Of all the things to fear in the world, I’m not afraid of China or particularly impressed by it.
But I might be in the minority on that.
With the fall of Kabul, a new Facebook meme this week regurgitated something former President Jimmy Carter said to President Trump in 2019 about our country’s wasteful spending on war.
“We have wasted, I think, $3 trillion,” Carter said. “China has not wasted a single penny on war, and that’s why they’re ahead of us. In almost every way.”
It’s a trope that many people nod their heads to, similar to the way Americans were impressed with the opening ceremonies of the Beijing Olympics in 2008.
Of course, neither is the full story of China. The nation also has the great benefit of slave labor and a totalitarian government. If you know any history at all, you understand that’s an unbeatable combination for getting things done.
We do not owe Egypt’s Great Pyramid at Giza to space aliens, remarkable engineers or to the Pyramid Builders of Egypt, Local #172. We owe it to the labor of slaves, people who gave every ounce of their lives trying to survive the whip.
Same goes for those famous Roman aqueducts and roads still in operation thousands of years later. If you want built something impressive and immortal, you can’t beat free labor. China has the next best thing.
Labor in China is so cheap that Alaskan fish buyers can afford to ship whole fish to China, have the Chinese process it, send it back to the United States and sell it and still make good money. That’s one reason there are no more cannery jobs in Alaska.
This is how cheap Chinese labor gets. Three years ago the University of Alaska was planning to cut all its timber in the Chilkat Valley in one fell swoop and Haines descended into a debate about the wisdom of sending most of our local forest overseas as logs to China.
Knowing that our trees aren’t all that great for lumber, I asked our forester what our milled-up trees would be used for. Cement forms, he told me. That is, they’d be hammered into rough molds used to hold concrete until it dries.
Incredulous, I asked how it could pay to cut down trees in Alaska, ship them across the ocean and mill them up for such a low-grade use.
These logs won’t go to a sawmill, he told me. They’ll go into a field where 100 shirtless guys starving for money will wrestle logs through a single bandsaw. OSHA would not be there. The Fair Labor Standards people would not be there. A union shop steward would not be there.
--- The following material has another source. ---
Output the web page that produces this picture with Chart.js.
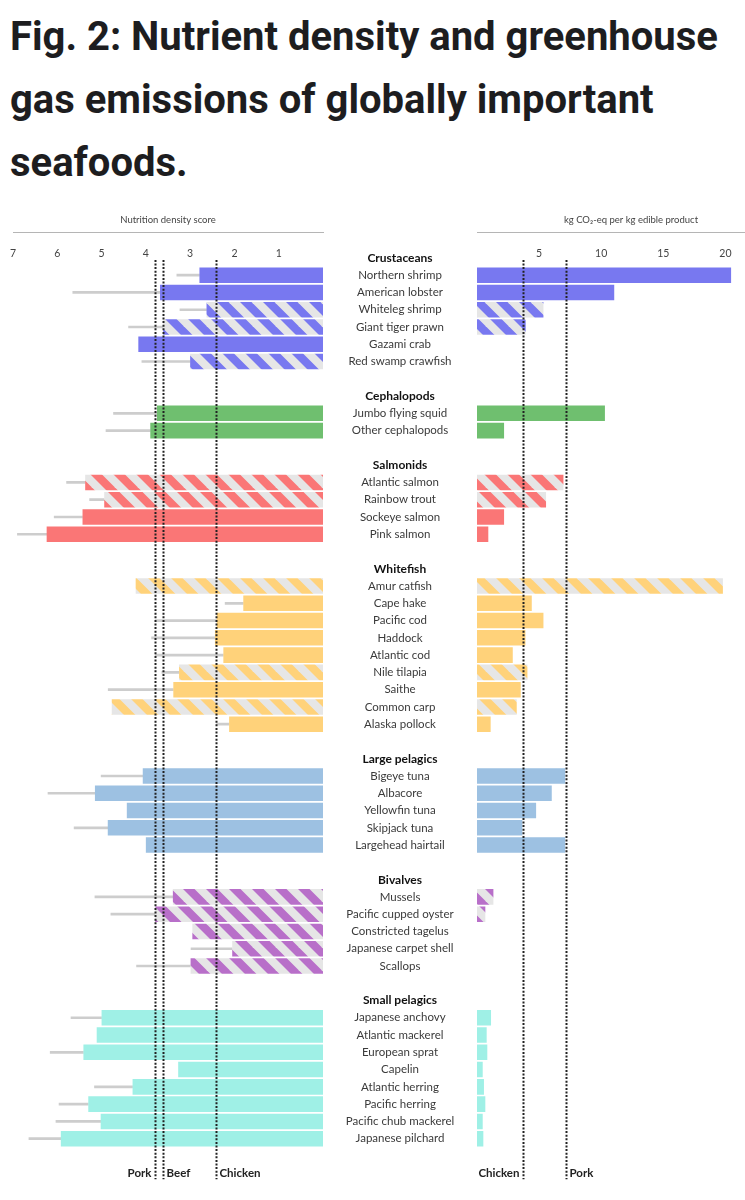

China has been on the rise, though. It is gaining in wealth because U.S. corporations keen on slave labor are shipping our jobs there as fast as they can.
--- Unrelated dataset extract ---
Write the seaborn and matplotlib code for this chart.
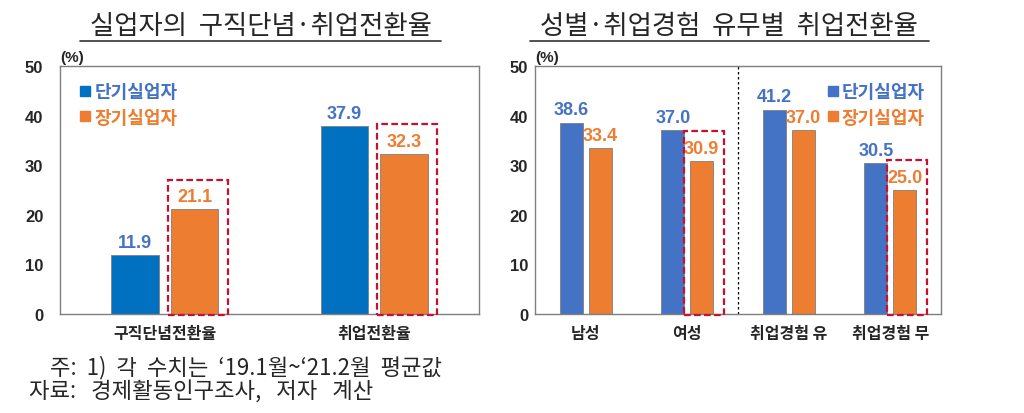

You see, China has another advantage over the U.S. that corporations can’t resist. Chinese capitalists working for U.S. corporations needn’t fear labor unions, strikes, or unrest of any kind because the Chinese government is not big on dissent.
If you have a problem with the labor laws in China or the government in China and you express that, you will mostly likely be poured into a cement form. The people of Hong Kong learned this lesson recently but it’s been obvious to the rest of the world for decades.
Why are we even trading partners with China? Only the Masters of the Universe can answer that question but I’d venture it’s the same reason that people shop with Amazon: “You can’t beat these prices!”
In a series of suicides that continued at least through 2016, so many Chinese workers threw themselves out windows at an Apple factory dormitory in China that giant nets were slung alongside buildings to catch them all.
That’s China’s growth model. Excuse me if I’m not impressed.